Many variations on RPC are discussed in section 8.7 of Garnock-Jones' 2017 dissertation (direct link to relevant section of online text).
Here the thorny question of the equivalence of entity
references rears its head. Preserves specifies an equivalence over its Value
s that is
generic in the equivalence over embedded values such as entity references. The ideal
equivalence here would be observational equivalence [Morris 1968, Felleisen
1991]: two references are the same when they react indistinguishably to assertions and
messages. However, this isn't something that can be practically implemented except in
relatively limited circumstances. Fortunately, in most cases, pointer equivalence of
entity references is good enough to work with, and that's what I've implemented to date
(modulo details such as structural comparison of attenuations attached to a reference
etc.).
Karp [2015] offers a good justification of this claim along with a worked example of object-capabilities in a personal-computing setting.

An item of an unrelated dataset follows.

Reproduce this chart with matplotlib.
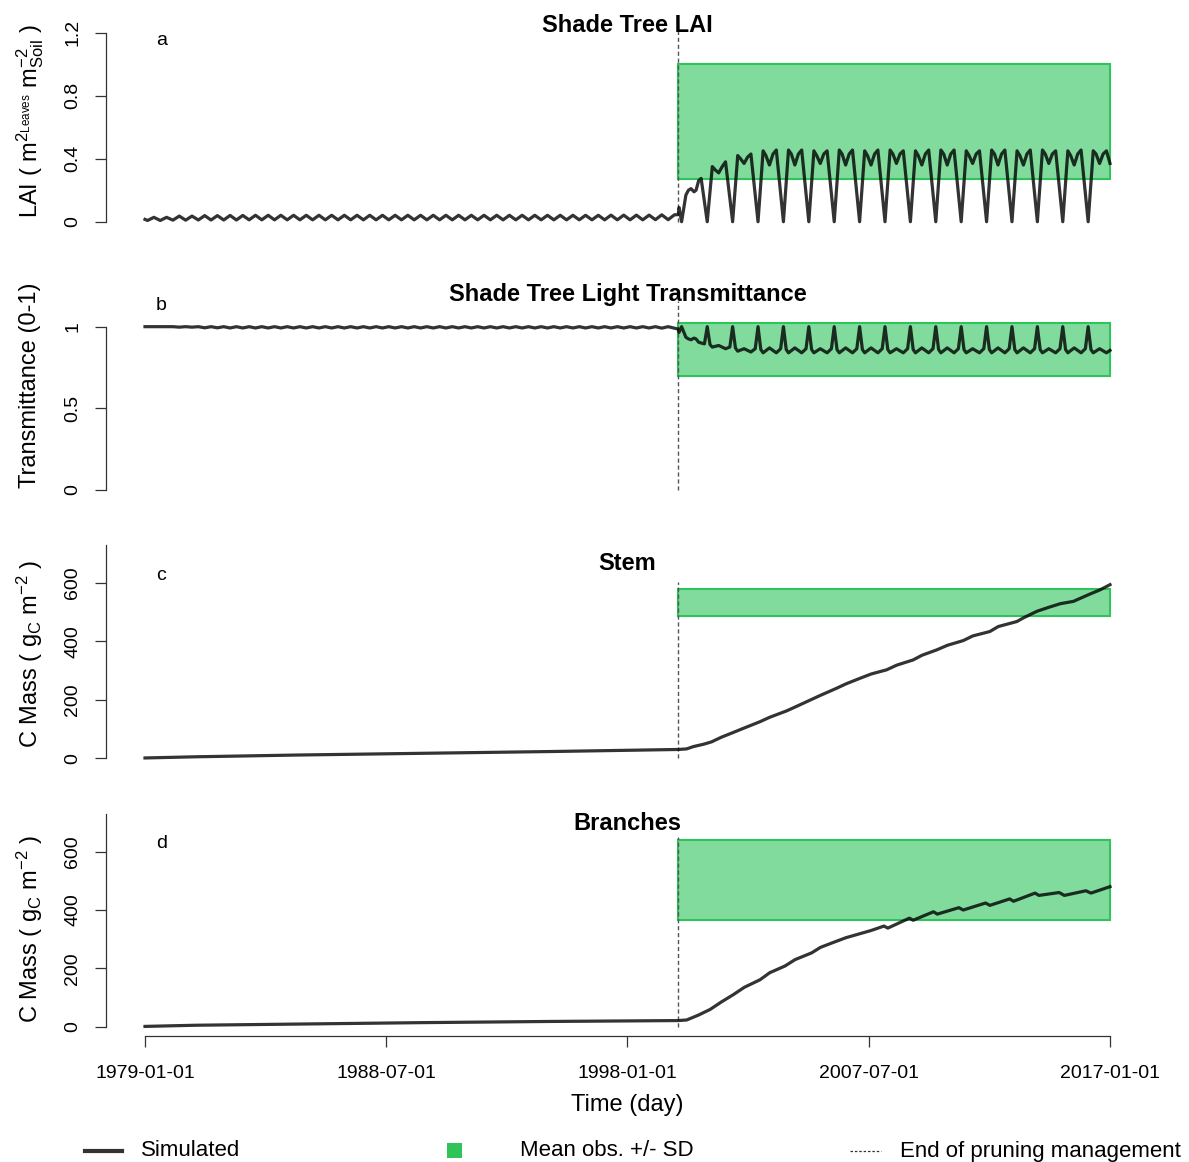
import matplotlib.pyplot as plt
from matplotlib.patches import Rectangle
from matplotlib.lines import Line2D

plt.rcParams['font.family'] = ['Liberation Sans', 'DejaVu Sans']
plt.rcParams['mathtext.fontset'] = 'custom'
plt.rcParams['mathtext.rm'] = 'Liberation Sans'
plt.rcParams['mathtext.it'] = 'Liberation Sans'
plt.rcParams['mathtext.default'] = 'regular'

# ---- data (decimal years) ----
pre_years = list(range(1979, 2000))
lai_pre_low = [0.008, 0.010, 0.011, 0.011, 0.012, 0.012, 0.012, 0.012, 0.012, 0.012, 0.012,
               0.012, 0.012, 0.012, 0.012, 0.012, 0.012, 0.012, 0.012, 0.012, 0.013]
lai_pre_high = [0.028, 0.036, 0.039, 0.040, 0.041, 0.041, 0.041, 0.041, 0.041, 0.041, 0.041,
                0.041, 0.041, 0.041, 0.041, 0.041, 0.041, 0.041, 0.042, 0.042, 0.044]
tr_pre_high = [1.0] * 21
tr_pre_low = [1.0, 0.997, 0.993, 0.992, 0.992, 0.992, 0.992, 0.992, 0.992, 0.992, 0.992,
              0.992, 0.992, 0.992, 0.992, 0.992, 0.992, 0.992, 0.992, 0.992, 0.991]

t_2000 = [2000.0, 2000.03, 2000.13, 2000.3, 2000.4, 2000.5, 2000.62, 2000.7, 2000.8, 2000.9]
lai_2000 = [0.045, 0.09, 0.0, 0.17, 0.20, 0.21, 0.19, 0.20, 0.26, 0.275]
tr_2000 = [0.985, 0.965, 1.0, 0.935, 0.925, 0.92, 0.93, 0.925, 0.905, 0.90]

post_years = list(range(2001, 2017))
lai_trough = [0.0, 0.0, 0.0, 0.0, 0.0, 0.0, 0.0, 0.0, 0.0, 0.0, 0.0, 0.0, 0.0, 0.0, 0.0, 0.0]
lai_peak1 = [0.35, 0.42, 0.45, 0.455, 0.45, 0.455, 0.45, 0.455, 0.45, 0.455, 0.45, 0.455,
             0.45, 0.455, 0.45, 0.45]
lai_sh1 = [0.33, 0.40, 0.42, 0.43, 0.42, 0.43, 0.42, 0.43, 0.42, 0.43, 0.42, 0.43,
           0.42, 0.43, 0.42, 0.43]
lai_dip = [0.31, 0.37, 0.36, 0.36, 0.37, 0.36, 0.36, 0.37, 0.36, 0.36, 0.37, 0.36,
           0.36, 0.37, 0.36, 0.37]
lai_sh2 = [0.35, 0.41, 0.43, 0.43, 0.43, 0.43, 0.43, 0.43, 0.43, 0.43, 0.43, 0.43,
           0.43, 0.43, 0.43, 0.43]
lai_peak2 = [0.38, 0.43, 0.455, 0.455, 0.45, 0.455, 0.455, 0.45, 0.455, 0.455, 0.45, 0.455,
             0.455, 0.45, 0.455, 0.45]
lai_last = 0.37

tr_shoulder_a = [0.895, 0.875, 0.865, 0.865, 0.865, 0.865, 0.865, 0.865, 0.865, 0.865,
                 0.865, 0.865, 0.865, 0.865, 0.865, 0.865]
tr_spike = [1.0, 1.0, 1.0, 1.0, 1.0, 1.0, 1.0, 1.0, 1.0, 1.0, 1.0, 1.0, 1.0, 1.0, 1.0, 1.0]
tr_shoulder_b = [0.89, 0.87, 0.86, 0.86, 0.86, 0.86, 0.86, 0.86, 0.86, 0.86,
                 0.86, 0.86, 0.86, 0.86, 0.86, 0.86]
tr_low1 = [0.875, 0.85, 0.84, 0.84, 0.84, 0.84, 0.84, 0.84, 0.84, 0.84,
           0.84, 0.84, 0.84, 0.84, 0.84, 0.84]
tr_mid = [0.885, 0.865, 0.87, 0.87, 0.865, 0.87, 0.87, 0.865, 0.87, 0.87,
          0.865, 0.87, 0.87, 0.865, 0.87, 0.865]
tr_low2 = [0.865, 0.845, 0.84, 0.84, 0.84, 0.84, 0.84, 0.84, 0.84, 0.84,
           0.84, 0.84, 0.84, 0.84, 0.84, 0.84]
tr_last = 0.855

stem_t = [1979.0, 1981.0, 1985.0, 1990.0, 1995.0, 2000.0, 2000.33, 2000.6, 2001.0, 2001.31,
          2001.7, 2002.16, 2002.5, 2003.22, 2003.6, 2004.27, 2004.6, 2005.25, 2005.6, 2006.23,
          2006.6, 2007.15, 2007.6, 2008.2, 2008.6, 2009.25, 2009.6, 2010.17, 2010.6, 2011.22,
          2011.6, 2012.27, 2012.6, 2013.33, 2013.6, 2014.12, 2014.6, 2015.04, 2015.56, 2016.21,
          2016.6, 2017.0]
stem_v = [1, 5, 11, 17, 23, 30, 32, 40, 48, 56,
          72, 88, 100, 125, 140, 162, 175, 201, 215, 239,
          254, 273, 288, 302, 318, 336, 352, 370, 386, 402,
          418, 433, 450, 467, 480, 502, 516, 528, 536, 561,
          575, 593]

branch_t = [1979.0, 1981.0, 1985.0, 1990.0, 1995.0, 2000.0, 2000.33, 2000.8, 2001.25, 2001.7,
            2002.17, 2002.6, 2003.22, 2003.6, 2004.2, 2004.6, 2005.25, 2005.6, 2006.17, 2006.6,
            2007.28, 2007.6, 2008.1, 2008.25, 2009.1, 2009.25, 2010.05, 2010.2, 2011.05, 2011.22,
            2012.1, 2012.27, 2013.05, 2013.2, 2014.05, 2014.2, 2015.0, 2015.2, 2016.05, 2016.25,
            2017.0]
branch_v = [1, 5, 9, 14, 18, 21, 23, 40, 59, 85,
            110, 135, 161, 185, 208, 230, 253, 272, 291, 305,
            322, 330, 345, 338, 372, 365, 394, 386, 408, 400,
            424, 416, 438, 430, 458, 450, 460, 450, 466, 458,
            480]

prune_end = 2000.0
obs_start = 2000.0
obs_end = 2017.0
obs_lo = [0.27, 0.70, 486, 366]
obs_hi = [1.0, 1.025, 579, 641]

# ---- build series from the tables ----
pre_off = [0.1, 0.35, 0.6, 0.85]
lai_t, lai_v, tr_v = [], [], []
lai_t.append(1979.0)
lai_v.append(0.015)
tr_v.append(1.0)
for i, y in enumerate(pre_years):
    for off, lv, tv in zip(pre_off,
                           [lai_pre_low[i], lai_pre_high[i], lai_pre_low[i], lai_pre_high[i]],
                           [tr_pre_high[i], tr_pre_low[i], tr_pre_high[i], tr_pre_low[i]]):
        lai_t.append(y + off)
        lai_v.append(lv)
        tr_v.append(tv)
lai_t += t_2000
lai_v += lai_2000
tr_v += tr_2000
tr_t = list(lai_t)
for i, y in enumerate(post_years):
    for off, lv in zip([0.14, 0.34, 0.45, 0.59, 0.73, 0.86],
                       [lai_trough[i], lai_peak1[i], lai_sh1[i], lai_dip[i],
                        lai_sh2[i], lai_peak2[i]]):
        lai_t.append(y + off)
        lai_v.append(lv)
    for off, tv in zip([0.03, 0.14, 0.25, 0.34, 0.59, 0.86],
                       [tr_shoulder_a[i], tr_spike[i], tr_shoulder_b[i],
                        tr_low1[i], tr_mid[i], tr_low2[i]]):
        tr_t.append(y + off)
        tr_v.append(tv)
lai_t.append(2017.0)
lai_v.append(lai_last)
tr_t.append(2017.0)
tr_v.append(tr_last)

# ---- figure ----
W, H = 1189, 1162
fig = plt.figure(figsize=(W / 100, H / 100), dpi=100)


def fx(p):
    return p / W


def fy(p):
    return 1 - p / H


green = (46 / 255, 196 / 255, 90 / 255)
L, R = 106.4, 1148.6
panels = [
    dict(top=25.1, bot=229.3, ylim=(-0.048, 1.248), ticks=[0, 0.4, 0.8, 1.2],
         tl=['0', '0.4', '0.8', '1.2'], spine=(0, 1.2), vtop=1.25,
         t=lai_t, v=lai_v, title='Shade Tree LAI', ty=25, letter='a', ly=45,
         ylab=r'LAI ( m$^{2_{Leaves}}$ m$^{-2}_{Soil}$ )', yly=121),
    dict(top=294.0, bot=498.2, ylim=(-0.05, 1.2), ticks=[0, 0.5, 1],
         tl=['0', '0.5', '1'], spine=(0, 1), vtop=1.16,
         t=tr_t, v=tr_v, title='Shade Tree Light Transmittance', ty=293, letter='b', ly=310,
         ylab='Transmittance (0-1)', yly=385),
    dict(top=535.8, bot=766.8, ylim=(-29.2, 760), ticks=[0, 200, 400, 600],
         tl=['0', '200', '400', '600'], spine=(0, 728), vtop=602,
         t=stem_t, v=stem_v, title='Stem', ty=562, letter='c', ly=580,
         ylab=r'C Mass ( g$_C$ m$^{-2}$ )', yly=654),
    dict(top=805.0, bot=1036.0, ylim=(-31.9, 760), ticks=[0, 200, 400, 600],
         tl=['0', '200', '400', '600'], spine=(0, 728), vtop=650,
         t=branch_t, v=branch_v, title='Branches', ty=823, letter='d', ly=848,
         ylab=r'C Mass ( g$_C$ m$^{-2}$ )', yly=929),
]

for k, p in enumerate(panels):
    ax = fig.add_axes([fx(L), fy(p['bot']), (R - L) / W, (p['bot'] - p['top']) / H])
    ax.set_xlim(1977.48, 2018.52)
    ax.set_ylim(*p['ylim'])
    ax.patch.set_alpha(0)
    for s in ['top', 'right']:
        ax.spines[s].set_visible(False)
    ax.spines['left'].set_bounds(*p['spine'])
    ax.spines['left'].set_color('#333333')
    ax.spines['left'].set_linewidth(0.9)
    ax.set_yticks(p['ticks'])
    ax.set_yticklabels(p['tl'])
    ax.tick_params(axis='y', direction='out', length=8, width=0.9, color='#333333',
                   labelsize=14, pad=10, labelrotation=90)
    for lab in ax.get_yticklabels():
        lab.set_va('center')
    if k == 3:
        ax.spines['bottom'].set_bounds(1979.0, 2017.0)
        ax.spines['bottom'].set_color('#333333')
        ax.spines['bottom'].set_linewidth(0.9)
        ax.set_xticks([1979.0, 1988.5, 1998.0, 2007.5, 2017.0])
        ax.set_xticklabels(['1979-01-01', '1988-07-01', '1998-01-01', '2007-07-01', '2017-01-01'])
        ax.tick_params(axis='x', direction='out', length=8, width=0.9, color='#333333',
                       labelsize=14, pad=13)
    else:
        ax.spines['bottom'].set_visible(False)
        ax.set_xticks([])

    ax.add_patch(Rectangle((obs_start, obs_lo[k]), obs_end - obs_start, obs_hi[k] - obs_lo[k],
                           facecolor=green + (0.6,), edgecolor=green, linewidth=1.5, zorder=2))
    ax.vlines(prune_end, 0, p['vtop'], colors='#555555', linewidth=1.0,
              linestyles=(0, (3, 2)), zorder=2.5)
    ax.plot(p['t'], p['v'], color='black', alpha=0.8, linewidth=2.3, zorder=3,
            solid_joinstyle='round')

    fig.text(fx(627.5), fy(p['ty'] + 1), p['title'], ha='center', va='center',
             fontsize=17, fontweight='bold')
    fig.text(fx(156), fy(p['ly']), p['letter'], ha='left', va='baseline', fontsize=14)
    fig.text(fx(30), fy(p['yly']), p['ylab'], rotation=90, ha='center', va='center',
             fontsize=17)

fig.text(fx(627.5), fy(1105), 'Time (day)', ha='center', va='center', fontsize=17)

# legend
fig.add_artist(Line2D([fx(85), fx(122)], [fy(1151), fy(1151)], color='#333333', linewidth=3))
fig.text(fx(141), fy(1151), 'Simulated', ha='left', va='center', fontsize=16)
fig.add_artist(Rectangle((fx(447), fy(1158)), 15 / W, 15 / H, facecolor=green,
                         edgecolor='none', transform=fig.transFigure))
fig.text(fx(520), fy(1151), 'Mean obs. +/- SD', ha='left', va='center', fontsize=16)
fig.add_artist(Line2D([fx(850), fx(881)], [fy(1151), fy(1151)], color='#333333',
                      linewidth=0.9, linestyle=(0, (2, 1.5))))
fig.text(fx(900), fy(1151), 'End of pruning management', ha='left', va='center', fontsize=16)

fig.savefig('out.png', dpi=100)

The capabilities are ordinary E-style capabilities rather than SAM-style capabilities, but the conclusions hold.
You might be wondering "why silent discard of assertions rejected by an attenuation filter?", or more generally, "why discard assertions and messages silently on any kind of failure?" The answer is related to the famous Fischer/Lynch/Paterson (FLP) result [Fischer et al 1985], where one cannot distinguish between a failed process or a slow process. By extending the reasoning to a process that simply ignores some or all of its inputs, we see that offering any kind of response at the SAM level in case of failure or rejection would be a false comfort, because nothing would prevent successful delivery of a message to a recipient which then simply discards it. Instead, processes have to agree ahead of time on the conversational frame in which they will communicate. The SAM encourages a programming style where assertions are used to set up a conversational frame, and then other interactions happen in the context of the information carried in those assertions; see the section where we revisit the cellular modem server with the components decoupled and placed in a conversational frame by addition of a dataspace to the system. Finally, and with all this said, debugging-level notifications of rejected or discarded messages have their place: it's just the SAM itself that does not include feedback of this kind. Implementions are encouraged to offer such aids to debugging.